Curator for National Museum of Singapore

‘Italy, United Kingdom and Japan. East meets West, then?

It is actually far more subtle than this. It is a question of a European perspective treated with a Japanese sensitiveness. Don’t make any mistake: this is two cultures mingling intimately. Mauro was born Japanese in a previous life.

 

Observe a scene with acuity, extract the essential message and represent it with a few brushstroke. This is what Mauro does. When he is done with his subject, everything is said. It is all there, encapsulated in ink.

 

The artist has a defined manifesto: less is more. But less does not mean pared down, summarised, dumbed down: it is a distillation process. What you get is the essence.

 

Sometimes, one could be tempted to say that the final result is a happy accident. There is probably a part of truth in this. And that’s exactly the brilliance of it: it looks so effortless and joyous. However, these happy endings do not happen for no reason.

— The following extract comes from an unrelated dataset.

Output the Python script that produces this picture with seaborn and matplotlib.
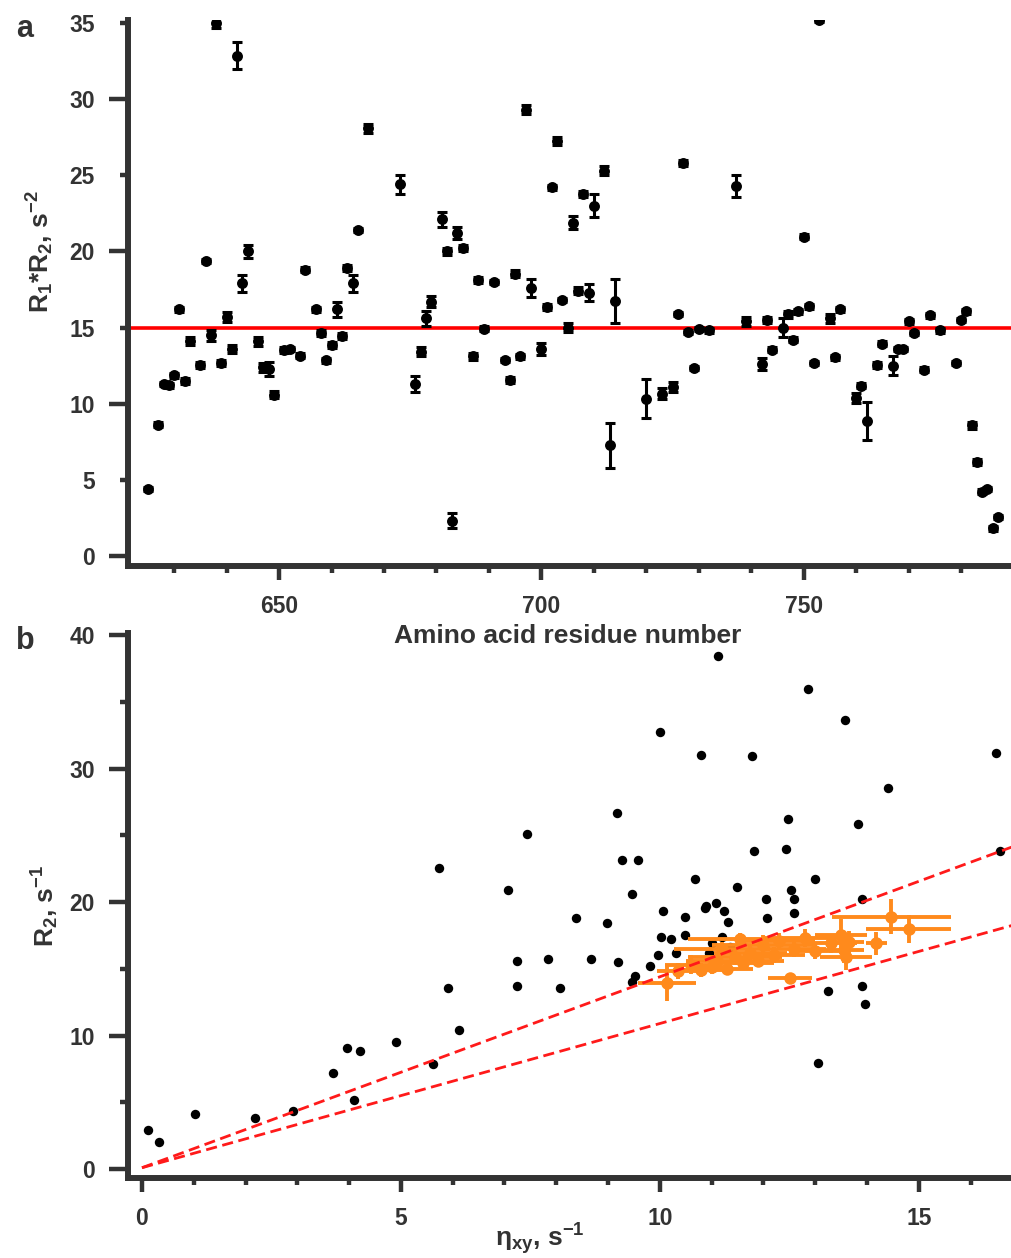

Mauro works obsessively on organising such accidents. Randomness has very little to do with it.

 

Mauro manages to extract all that matters from his subject. It is said that perfection is achieved when you cannot add or subtract anything. This is what the artist does here.

 

These representations are unashamedly highbrow. But playful. Haunting. Brilliantly simple. Their iconic simplicity will get etched into your memory.’